To be done ▸ Leave out the pictures, and retype only the lines from the beginning of the material through the line that contains "---- Data: power", including both.

Raw data ▸
------------

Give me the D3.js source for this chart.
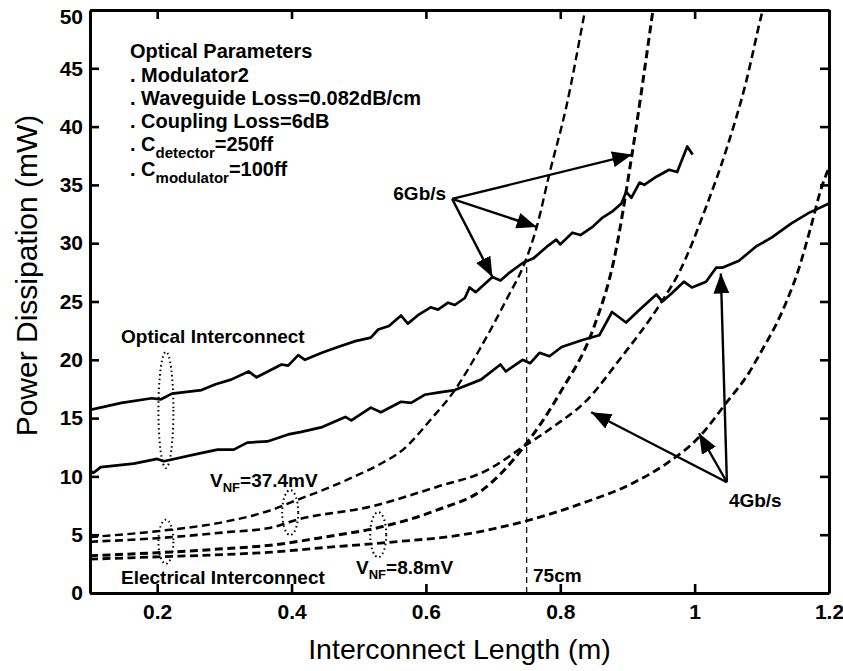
<!DOCTYPE html>
<html>
<head>
<meta charset="utf-8">
<script src="https://cdn.jsdelivr.net/npm/d3@7"></script>
<style>
  html, body { margin: 0; padding: 0; background: #fff; }
  svg { display: block; }
  text { font-family: "Liberation Sans", Arial, Helvetica, sans-serif; fill: #000; }
  .bold { font-weight: bold; }
</style>
</head>
<body>
<svg id="chart" width="843" height="671"></svg>
<script>
// ---- Data: power dissipation (mW) versus interconnect length (m) ----

// Optical interconnect, 6 Gb/s (solid, noisy)
const opt6X = [0.10,0.147,0.192,0.205,0.222,0.266,0.287,0.31,0.336,0.348,0.385,0.395,0.41,0.42,0.445,0.469,0.495,0.518,0.529,0.545,0.563,0.573,0.59,0.607,0.618,0.633,0.643,0.658,0.665,0.674,0.699,0.711,0.725,0.744,0.76,0.78,0.794,0.80,0.818,0.83,0.848,0.863,0.877,0.891,0.898,0.906,0.918,0.925,0.943,0.962,0.974,0.989,0.997];
const opt6Y = [15.7,16.3,16.7,16.6,17.1,17.4,17.9,18.3,19.0,18.5,19.6,19.5,20.4,20.0,20.6,21.1,21.6,21.9,22.6,22.9,23.8,23.1,23.9,24.5,24.3,24.9,24.7,25.3,26.2,25.8,27.1,26.8,27.5,28.3,28.7,29.7,30.3,29.9,30.9,30.7,31.4,32.2,32.7,33.4,34.4,33.9,35.2,35.0,35.7,36.3,36.1,38.3,37.6];

// Optical interconnect, 4 Gb/s
const opt4X = [0.10,0.105,0.116,0.165,0.2,0.21,0.265,0.29,0.314,0.334,0.364,0.395,0.413,0.444,0.48,0.489,0.518,0.533,0.563,0.578,0.598,0.62,0.643,0.682,0.711,0.719,0.744,0.755,0.769,0.784,0.802,0.833,0.858,0.877,0.898,0.918,0.943,0.952,0.966,0.984,0.996,1.017,1.032,1.041,1.066,1.091,1.115,1.144,1.17,1.2];
const opt4Y = [10.5,10.3,10.8,11.1,11.5,11.3,12.0,12.3,12.3,12.9,13.0,13.6,13.8,14.2,15.1,14.8,15.9,15.5,16.4,16.3,17.0,17.2,17.4,18.3,19.6,19.0,20.0,19.7,20.6,20.3,21.1,21.7,22.1,24.1,23.2,24.3,25.6,25.0,25.7,26.7,26.2,26.7,27.9,27.9,28.5,29.7,30.5,31.7,32.6,33.4];

// Electrical interconnect, 6 Gb/s, V_NF = 37.4 mV
const el6HiX = [0.1,0.2,0.3,0.369,0.409,0.45,0.492,0.53,0.566,0.606,0.643,0.68,0.722,0.747,0.765,0.784,0.809,0.836,0.85];
const el6HiY = [4.8,5.3,6.1,7.1,8.0,8.9,9.95,11.0,12.3,14.8,17.4,20.9,25.4,28.3,31.4,36.0,41.7,49.7,54];

// Electrical interconnect, 6 Gb/s, V_NF = 8.8 mV
const el6LoX = [0.1,0.2,0.3,0.369,0.45,0.536,0.616,0.69,0.744,0.8,0.85,0.88,0.907,0.937,0.95];
const el6LoY = [3.2,3.45,3.8,4.1,4.8,5.7,7.1,9.1,12.4,17.2,22.8,28.6,37.7,49.6,55];

// Electrical interconnect, 4 Gb/s, V_NF = 37.4 mV
const el4HiX = [0.1,0.2,0.3,0.369,0.409,0.517,0.616,0.69,0.744,0.788,0.839,0.888,0.95,0.977,1.017,1.047,1.076,1.1,1.115];
const el4HiY = [4.4,4.7,5.2,5.6,6.3,7.4,9.1,10.5,12.5,14.2,16.5,20.0,24.9,27.5,33.1,38.0,43.7,49.7,53];

// Electrical interconnect, 4 Gb/s, V_NF = 8.8 mV
const el4LoX = [0.1,0.2,0.3,0.369,0.45,0.536,0.665,0.744,0.833,0.907,0.958,1.007,1.047,1.081,1.1,1.121,1.136,1.155,1.173,1.189,1.2];
const el4LoY = [2.9,3.1,3.3,3.5,3.9,4.3,5.1,6.1,7.7,9.4,11.1,13.4,16.3,18.9,20.8,23.0,24.9,27.8,31.4,34.8,36.5];

// Axis ticks
const xTicks = [0.2, 0.4, 0.6, 0.8, 1.0, 1.2];
const yTicks = [0, 5, 10, 15, 20, 25, 30, 35, 40, 45, 50];

// Crossover length marker (m) and the value where it meets the 6 Gb/s curves
const crossLen = 0.75;
const crossPower = 28.3;

// ---- Layout ----
const svg = d3.select("#chart");
const W = 843, H = 671;
const m = { left: 90, right: 14, top: 10, bottom: 78 };
const x = d3.scaleLinear().domain([0.1, 1.2]).range([m.left, W - m.right]);
const y = d3.scaleLinear().domain([0, 50]).range([H - m.bottom, m.top]);

const defs = svg.append("defs");
defs.append("clipPath").attr("id", "plotClip")
  .append("rect")
  .attr("x", x(0.1)).attr("y", y(50))
  .attr("width", x(1.2) - x(0.1)).attr("height", y(0) - y(50));

defs.append("marker")
  .attr("id", "arrowHead")
  .attr("viewBox", "0 0 20 16")
  .attr("refX", 20).attr("refY", 8)
  .attr("markerUnits", "userSpaceOnUse")
  .attr("markerWidth", 20).attr("markerHeight", 16)
  .attr("orient", "auto")
  .append("path").attr("d", "M0,0 L20,8 L0,16 Z").attr("fill", "#000");

const plot = svg.append("g").attr("clip-path", "url(#plotClip)");

const zip = (xs, ys) => xs.map((v, i) => [v, ys[i]]);

// Electrical interconnect curves (dashed, smooth)
const smoothLine = d3.line().x(d => x(d[0])).y(d => y(d[1])).curve(d3.curveMonotoneX);
const elecSeries = [
  { xs: el6HiX, ys: el6HiY, w: 2.4 },
  { xs: el6LoX, ys: el6LoY, w: 3.0 },
  { xs: el4HiX, ys: el4HiY, w: 2.6 },
  { xs: el4LoX, ys: el4LoY, w: 2.8 }
];
elecSeries.forEach(s => {
  plot.append("path")
    .attr("d", smoothLine(zip(s.xs, s.ys)))
    .attr("fill", "none")
    .attr("stroke", "#000")
    .attr("stroke-width", s.w)
    .attr("stroke-dasharray", "8,4.5");
});

// Optical interconnect curves (solid)
const rawLine = d3.line().x(d => x(d[0])).y(d => y(d[1]));
[[opt6X, opt6Y], [opt4X, opt4Y]].forEach(([xs, ys]) => {
  plot.append("path")
    .attr("d", rawLine(zip(xs, ys)))
    .attr("fill", "none")
    .attr("stroke", "#000")
    .attr("stroke-width", 2.7)
    .attr("stroke-linejoin", "round");
});

// Vertical marker at 75 cm
svg.append("line")
  .attr("x1", x(crossLen)).attr("x2", x(crossLen))
  .attr("y1", y(0)).attr("y2", y(crossPower))
  .attr("stroke", "#000").attr("stroke-width", 1.2)
  .attr("stroke-dasharray", "6,4");

// ---- Axes (box with inward ticks) ----
const fmt = d3.format("~g");
const axStyle = g => {
  g.select(".domain").attr("stroke-width", 3);
  g.selectAll(".tick line").attr("stroke-width", 2.6);
  g.selectAll(".tick text")
    .attr("font-family", "'Liberation Sans', Arial, Helvetica, sans-serif")
    .attr("font-weight", "bold").attr("font-size", 21).attr("fill", "#000");
};
svg.append("g").attr("transform", `translate(0,${y(0)})`)
  .call(d3.axisBottom(x).tickValues(xTicks).tickFormat(fmt).tickSize(-9).tickSizeOuter(0).tickPadding(11))
  .call(axStyle);
svg.append("g").attr("transform", `translate(0,${y(50)})`)
  .call(d3.axisTop(x).tickValues(xTicks).tickFormat("").tickSize(-9).tickSizeOuter(0))
  .call(axStyle);
const yAxisG = svg.append("g").attr("transform", `translate(${x(0.1)},0)`)
  .call(d3.axisLeft(y).tickValues(yTicks).tickFormat(fmt).tickSize(-9).tickSizeOuter(0).tickPadding(7))
  .call(axStyle);
// keep the topmost label inside the page
yAxisG.selectAll(".tick text").filter(d => d === 50).attr("dy", "0.62em");
svg.append("g").attr("transform", `translate(${x(1.2)},0)`)
  .call(d3.axisRight(y).tickValues(yTicks).tickFormat("").tickSize(-9).tickSizeOuter(0))
  .call(axStyle);

// Axis titles
svg.append("text")
  .attr("x", (x(0.1) + x(1.2)) / 2).attr("y", 659)
  .attr("text-anchor", "middle").attr("font-size", 28.5)
  .text("Interconnect Length (m)");
svg.append("text")
  .attr("transform", `translate(37,${(y(0) + y(50)) / 2 - 26}) rotate(-90)`)
  .attr("text-anchor", "middle").attr("font-size", 30)
  .text("Power Dissipation (mW)");

// ---- Annotations ----
const note = svg.append("g").attr("class", "bold").attr("font-size", 20);
const paramX = 130;
note.append("text").attr("x", paramX).attr("y", 58).text("Optical Parameters");
note.append("text").attr("x", paramX).attr("y", 82).text(". Modulator2");
note.append("text").attr("x", paramX).attr("y", 105).text(". Waveguide Loss=0.082dB/cm");
note.append("text").attr("x", paramX).attr("y", 128).text(". Coupling Loss=6dB");
const cd = note.append("text").attr("x", paramX).attr("y", 151);
cd.append("tspan").text(". C");
cd.append("tspan").attr("font-size", 15).attr("dy", 7).text("detector");
cd.append("tspan").attr("dy", -7).text("=250ff");
const cm = note.append("text").attr("x", paramX).attr("y", 176);
cm.append("tspan").text(". C");
cm.append("tspan").attr("font-size", 15).attr("dy", 7).text("modulator");
cm.append("tspan").attr("dy", -7).text("=100ff");

// Rate labels and pointer arrows (data coordinates)
const arrows = [
  { from: [0.639, 33.8], to: [0.907, 37.6] },
  { from: [0.639, 33.8], to: [0.765, 31.4] },
  { from: [0.639, 33.8], to: [0.699, 27.1] },
  { from: [1.048, 9.5], to: [0.846, 15.5] },
  { from: [1.048, 9.5], to: [1.0065, 13.7] },
  { from: [1.048, 9.5], to: [1.039, 27.4] }
];
arrows.forEach(a => {
  svg.append("line")
    .attr("x1", x(a.from[0])).attr("y1", y(a.from[1]))
    .attr("x2", x(a.to[0])).attr("y2", y(a.to[1]))
    .attr("stroke", "#000").attr("stroke-width", 2.4)
    .attr("marker-end", "url(#arrowHead)");
});
note.append("text").attr("x", x(0.639) - 6).attr("y", y(33.8) + 1)
  .attr("text-anchor", "end").attr("font-size", 19).text("6Gb/s");
note.append("text").attr("x", x(1.048) + 2).attr("y", y(9.5) + 25)
  .attr("font-size", 19).text("4Gb/s");

note.append("text").attr("x", 121).attr("y", 343).attr("font-size", 19).text("Optical Interconnect");
note.append("text").attr("x", 121).attr("y", 584).attr("font-size", 19).text("Electrical Interconnect");
note.append("text").attr("x", 533).attr("y", 582).attr("font-size", 19).text("75cm");

const vnf1 = note.append("text").attr("x", 210).attr("y", 487).attr("font-size", 19);
vnf1.append("tspan").text("V");
vnf1.append("tspan").attr("font-size", 13).attr("dy", 5).text("NF");
vnf1.append("tspan").attr("dy", -5).text("=37.4mV");
const vnf2 = note.append("text").attr("x", 356).attr("y", 574).attr("font-size", 19);
vnf2.append("tspan").text("V");
vnf2.append("tspan").attr("font-size", 13).attr("dy", 5).text("NF");
vnf2.append("tspan").attr("dy", -5).text("=8.8mV");

// Dotted ellipses grouping the curves
const ellipses = [
  { cx: 0.213, cy: 15.7, rx: 7.5, ry: 58 },
  { cx: 0.213, cy: 4.4, rx: 7.5, ry: 22 },
  { cx: 0.398, cy: 6.9, rx: 8, ry: 22.5 },
  { cx: 0.529, cy: 5.0, rx: 8, ry: 22.5 }
];
ellipses.forEach(e => {
  svg.append("ellipse")
    .attr("cx", x(e.cx)).attr("cy", y(e.cy))
    .attr("rx", e.rx).attr("ry", e.ry)
    .attr("fill", "none").attr("stroke", "#000")
    .attr("stroke-width", 2).attr("stroke-dasharray", "1.5,3");
});
</script>
</body>
</html>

------------

Expected answer ▸
Give me the D3.js source for this chart.
<!DOCTYPE html>
<html>
<head>
<meta charset="utf-8">
<script src="https://cdn.jsdelivr.net/npm/d3@7"></script>
<style>
  html, body { margin: 0; padding: 0; background: #fff; }
  svg { display: block; }
  text { font-family: "Liberation Sans", Arial, Helvetica, sans-serif; fill: #000; }
  .bold { font-weight: bold; }
</style>
</head>
<body>
<svg id="chart" width="843" height="671"></svg>
<script>
// ---- Data: power dissipation (mW) versus interconnect length (m) ----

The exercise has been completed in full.